**Supplied material**:
***

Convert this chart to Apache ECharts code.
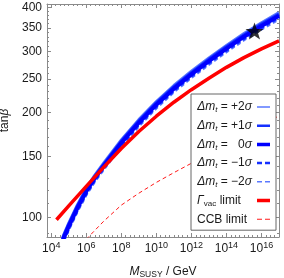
<!DOCTYPE html>
<html><head><meta charset="utf-8">
<script src="https://cdn.jsdelivr.net/npm/echarts@6/dist/echarts.min.js"></script>
<style>html,body{margin:0;padding:0;background:#fff}#c{width:284px;height:278px}</style>
</head><body><div id="c"></div>
<script>
// ---- data ----
const xTickLabels = [1e4, 1e6, 1e8, 1e10, 1e12, 1e14, 1e16];
const yTickLabels = [100, 150, 200, 250, 300, 350, 400];

const mBlue = [4.0e4, 5.0e4, 1.0e5, 3.16e5, 1.0e6, 3.16e6, 1.0e7, 1.0e8, 1.0e9, 1.0e10, 1.0e11, 1.0e12, 1.0e13, 1.0e14, 1.0e15, 1.0e16, 1.0e17];
const tbPlus2  = [85.3, 88.9, 96.4, 108.9, 121.3, 132.7, 143.5, 167.1, 191.0, 215.3, 239.3, 263.0, 287.1, 311.9, 337.3, 362.2, 387.2];
const tbPlus1  = [84.4, 88.0, 95.4, 107.8, 120.1, 131.4, 142.1, 165.4, 189.0, 213.1, 236.9, 260.3, 284.1, 308.7, 333.8, 358.5, 383.3];
const tbZero   = [83.6, 87.1, 94.4, 106.7, 118.9, 130.0, 140.6, 163.7, 187.1, 210.9, 234.4, 257.6, 281.2, 305.5, 330.4, 354.8, 379.3];
const tbMinus1 = [82.7, 86.2, 93.4, 105.6, 117.6, 128.7, 139.2, 162.0, 185.1, 208.7, 232.0, 255.0, 278.3, 302.3, 327.0, 351.2, 375.4];
const tbMinus2 = [81.9, 85.3, 92.5, 104.5, 116.4, 127.4, 137.7, 160.3, 183.2, 206.5, 229.6, 252.4, 275.4, 299.2, 323.6, 347.5, 371.5];

const mGamma = [2.0e4, 1e5, 1e6, 1e7, 1e8, 1e9, 1e10, 1e11, 1e12, 1e13, 1e14, 1e15, 1e16, 1e17];
const tbGamma = [98.6, 108.1, 123.0, 139.6, 157.8, 176.6, 195.4, 214.3, 232.8, 251.2, 269.8, 287.7, 304.8, 321.4];

const mCCB = [1e6, 1e7, 1e8, 1e9, 1e10, 1e11, 1e12, 1e13, 1e14, 1e15, 1e16, 1e17];
const tbCCB = [86.7, 97.7, 108.6, 117.5, 126.2, 134.6, 143.2, 152.4, 162.2, 172.6, 183.7, 195.9];

const starM = [4.0e15];
const starTb = [343];

// legend labels as [style, text] tokens
const legendTokens = {
  p2: [['i', '\u0394m'], ['s', 't'], ['n', ' = +2'], ['i', '\u03c3']],
  p1: [['i', '\u0394m'], ['s', 't'], ['n', ' = +1'], ['i', '\u03c3']],
  z:  [['i', '\u0394m'], ['s', 't'], ['n', ' = '], ['ph', ''], ['n', '0'], ['i', '\u03c3']],
  m1: [['i', '\u0394m'], ['s', 't'], ['n', ' = \u22121'], ['i', '\u03c3']],
  m2: [['i', '\u0394m'], ['s', 't'], ['n', ' = \u22122'], ['i', '\u03c3']],
  gv: [['i', '\u0393'], ['v', 'vac'], ['n', ' limit']],
  ccb: [['n', 'CCB limit']]
};

// ---- styling ----
const FF = '"Liberation Sans", Arial, sans-serif';
const frame = '#8a8a8a';
const txt = '#1a1a1a';
const xMin = 5754, xMax = 1e17, yMin = 88, yMax = 410;
const IW = 13, IH = 14, TEXTW = 55;

const xMinor = [];
for (let k = 15; k <= 68; k++) { if (k % 8 !== 0) xMinor.push(Math.pow(10, k / 4)); }
const yMinor = [];
for (let v = 90; v < 410; v += 10) { if (v % 50 !== 0) yMinor.push(v); }

const baseRich = {
  i: {fontSize: 12, fontStyle: 'italic', fontFamily: FF, color: txt},
  s: {fontSize: 8, fontStyle: 'italic', fontFamily: FF, color: txt, padding: [6, 0, 0, 0]},
  v: {fontSize: 8, fontFamily: FF, color: txt, padding: [6, 0, 0, 0]},
  n: {fontSize: 12, fontFamily: FF, color: txt},
  ph: {width: 7}
};
const mctx = document.createElement('canvas').getContext('2d');
function tokW(st, t) {
  const s = baseRich[st];
  if (st === 'ph') return 7;
  mctx.font = (s.fontStyle === 'italic' ? 'italic ' : '') + s.fontSize + 'px "Liberation Sans"';
  return mctx.measureText(t).width;
}
const legendRich = Object.assign({}, baseRich);
const legendTexts = {};
Object.keys(legendTokens).forEach(name => {
  const toks = legendTokens[name];
  let used = 0;
  let str = '';
  toks.forEach(tk => {
    used += tokW(tk[0], tk[1]);
    str += '{' + tk[0] + '|' + tk[1] + '}';
  });
  const pad = TEXTW - used;
  if (pad > 0.5) {
    legendRich['sp' + name] = {width: pad};
    str += '{sp' + name + '|}';
  }
  legendTexts[name] = str;
});

function iconPath(thick, dashed) {
  const y0 = (IH - thick) / 2;
  let p = 'path://M0,0L0.01,0L0,0.01Z M' + (IW - 0.01) + ',' + IH + 'L' + IW + ',' + IH + 'L' + IW + ',' + (IH - 0.01) + 'Z';
  if (!dashed) p += ' M0,' + y0 + 'h' + IW + 'v' + thick + 'h-' + IW + 'Z';
  else p += ' M0,' + y0 + 'h5v' + thick + 'h-5Z M8,' + y0 + 'h5v' + thick + 'h-5Z';
  return p;
}

function xAx(pos, ticks, len, showLine, label) {
  return {
    type: 'log', logBase: 10, min: xMin, max: xMax, position: pos,
    axisLine: {show: showLine, onZero: false, lineStyle: {color: frame, width: 1}},
    axisTick: {show: true, inside: true, length: len, customValues: ticks, lineStyle: {color: frame, width: 1}},
    axisLabel: label || {show: false},
    splitLine: {show: false}, minorTick: {show: false}, minorSplitLine: {show: false}
  };
}
function yAx(pos, ticks, len, showLine, label) {
  return {
    type: 'log', logBase: 10, min: yMin, max: yMax, position: pos,
    axisLine: {show: showLine, onZero: false, lineStyle: {color: frame, width: 1}},
    axisTick: {show: true, inside: true, length: len, customValues: ticks, lineStyle: {color: frame, width: 1}},
    axisLabel: label || {show: false},
    splitLine: {show: false}, minorTick: {show: false}, minorSplitLine: {show: false}
  };
}

const xMain = xAx('bottom', xTickLabels, 4, true, {
  show: true, customValues: xTickLabels, margin: 4,
  formatter: v => '{b|10}{e|' + Math.round(Math.log10(v)) + '}',
  rich: {
    b: {fontSize: 12, fontFamily: FF, color: txt},
    e: {fontSize: 9, fontFamily: FF, color: txt, padding: [0, 0, 7, 0]}
  }
});
xMain.name = '{i|M}{s|SUSY}{n| / GeV}';
xMain.nameLocation = 'middle';
xMain.nameGap = 27;
xMain.nameTextStyle = {
  rich: {
    i: {fontSize: 12, fontStyle: 'italic', fontFamily: FF, color: txt},
    s: {fontSize: 8.5, fontFamily: FF, color: txt, padding: [6, 0, 0, 0]},
    n: {fontSize: 12, fontFamily: FF, color: txt}
  }
};

const yMain = yAx('left', yTickLabels, 4, true, {
  show: true, customValues: yTickLabels, margin: 5,
  formatter: v => String(Math.round(v)),
  fontSize: 12, fontFamily: FF, color: txt
});
yMain.name = '{n|tan}{i|\u03b2}';
yMain.nameLocation = 'middle';
yMain.nameGap = 35;
yMain.nameRotate = 90;
yMain.nameTextStyle = {
  rich: {
    n: {fontSize: 12, fontFamily: FF, color: txt},
    i: {fontSize: 12, fontStyle: 'italic', fontFamily: FF, color: txt}
  }
};

function line(name, xs, ys, color, width, dash) {
  return {
    name: name, type: 'line', xAxisIndex: 0, yAxisIndex: 0,
    data: xs.map((x, i) => [x, ys[i]]),
    symbol: 'none', smooth: false, clip: true,
    lineStyle: {color: color, width: width, type: dash || 'solid', cap: 'butt', join: 'round'},
    itemStyle: {color: color, borderWidth: 0}, emphasis: {disabled: true}
  };
}

const STAR = 'path://M50,0 L61.8,35.1 L97.6,34.5 L68.8,56.7 L79.4,90.5 L50,70 L20.6,90.5 L31.2,56.7 L2.4,34.5 L38.2,35.1 Z';

const option = {
  animation: false,
  backgroundColor: '#fff',
  grid: {left: 47, right: 5, top: 4, bottom: 41, containLabel: false, outerBoundsMode: 'none'},
  xAxis: [
    xMain,
    xAx('bottom', xMinor, 2, false),
    xAx('top', xTickLabels, 4, true),
    xAx('top', xMinor, 2, false)
  ],
  yAxis: [
    yMain,
    yAx('left', yMinor, 2, false),
    yAx('right', yTickLabels, 4, true),
    yAx('right', yMinor, 2, false)
  ],
  legend: {
    orient: 'vertical', left: 191, top: 94, align: 'right',
    selectedMode: false,
    itemWidth: IW, itemHeight: IH, itemGap: 4.7,
    padding: [6, 6, 4, 6],
    borderColor: '#666', borderWidth: 1, backgroundColor: '#fff',
    itemStyle: {borderWidth: 0},
    formatter: n => legendTexts[n],
    textStyle: {
      width: TEXTW, fontSize: 12, fontFamily: FF, color: txt,
      rich: legendRich
    },
    data: [
      {name: 'p2', icon: iconPath(1.5, false)},
      {name: 'p1', icon: iconPath(2.5, false)},
      {name: 'z', icon: iconPath(3.5, false)},
      {name: 'm1', icon: iconPath(2.5, true)},
      {name: 'm2', icon: iconPath(1.5, true)},
      {name: 'gv', icon: iconPath(3.5, false)},
      {name: 'ccb', icon: iconPath(1, true)}
    ]
  },
  series: [
    line('p2', mBlue, tbPlus2, '#5a78ff', 3),
    line('m2', mBlue, tbMinus2, '#5a78ff', 3, [4, 3]),
    line('p1', mBlue, tbPlus1, '#1530ff', 3.5),
    line('m1', mBlue, tbMinus1, '#1530ff', 3.5, [4, 3]),
    line('z', mBlue, tbZero, '#0000ff', 4),
    line('ccb', mCCB, tbCCB, '#ff1a1a', 1, [4, 3]),
    line('gv', mGamma, tbGamma, '#ff0000', 3.5),
    {
      name: 'star', type: 'scatter', xAxisIndex: 0, yAxisIndex: 0,
      data: starM.map((x, i) => [x, starTb[i]]),
      symbol: STAR, symbolSize: [18, 17], itemStyle: {color: '#000'}, z: 5
    }
  ]
};

const chart = echarts.init(document.getElementById('c'));
chart.setOption(option);
</script>
</body></html>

***

**Work to complete**: Leave out the pictures, then repeat the listing above exactly from its first line to the line with "const starTb = [343];", inclusive.

**Written reply**:
Convert this chart to Apache ECharts code.
<!DOCTYPE html>
<html><head><meta charset="utf-8">
<script src="https://cdn.jsdelivr.net/npm/echarts@6/dist/echarts.min.js"></script>
<style>html,body{margin:0;padding:0;background:#fff}#c{width:284px;height:278px}</style>
</head><body><div id="c"></div>
<script>
// ---- data ----
const xTickLabels = [1e4, 1e6, 1e8, 1e10, 1e12, 1e14, 1e16];
const yTickLabels = [100, 150, 200, 250, 300, 350, 400];

const mBlue = [4.0e4, 5.0e4, 1.0e5, 3.16e5, 1.0e6, 3.16e6, 1.0e7, 1.0e8, 1.0e9, 1.0e10, 1.0e11, 1.0e12, 1.0e13, 1.0e14, 1.0e15, 1.0e16, 1.0e17];
const tbPlus2  = [85.3, 88.9, 96.4, 108.9, 121.3, 132.7, 143.5, 167.1, 191.0, 215.3, 239.3, 263.0, 287.1, 311.9, 337.3, 362.2, 387.2];
const tbPlus1  = [84.4, 88.0, 95.4, 107.8, 120.1, 131.4, 142.1, 165.4, 189.0, 213.1, 236.9, 260.3, 284.1, 308.7, 333.8, 358.5, 383.3];
const tbZero   = [83.6, 87.1, 94.4, 106.7, 118.9, 130.0, 140.6, 163.7, 187.1, 210.9, 234.4, 257.6, 281.2, 305.5, 330.4, 354.8, 379.3];
const tbMinus1 = [82.7, 86.2, 93.4, 105.6, 117.6, 128.7, 139.2, 162.0, 185.1, 208.7, 232.0, 255.0, 278.3, 302.3, 327.0, 351.2, 375.4];
const tbMinus2 = [81.9, 85.3, 92.5, 104.5, 116.4, 127.4, 137.7, 160.3, 183.2, 206.5, 229.6, 252.4, 275.4, 299.2, 323.6, 347.5, 371.5];

const mGamma = [2.0e4, 1e5, 1e6, 1e7, 1e8, 1e9, 1e10, 1e11, 1e12, 1e13, 1e14, 1e15, 1e16, 1e17];
const tbGamma = [98.6, 108.1, 123.0, 139.6, 157.8, 176.6, 195.4, 214.3, 232.8, 251.2, 269.8, 287.7, 304.8, 321.4];

const mCCB = [1e6, 1e7, 1e8, 1e9, 1e10, 1e11, 1e12, 1e13, 1e14, 1e15, 1e16, 1e17];
const tbCCB = [86.7, 97.7, 108.6, 117.5, 126.2, 134.6, 143.2, 152.4, 162.2, 172.6, 183.7, 195.9];

const starM = [4.0e15];
const starTb = [343];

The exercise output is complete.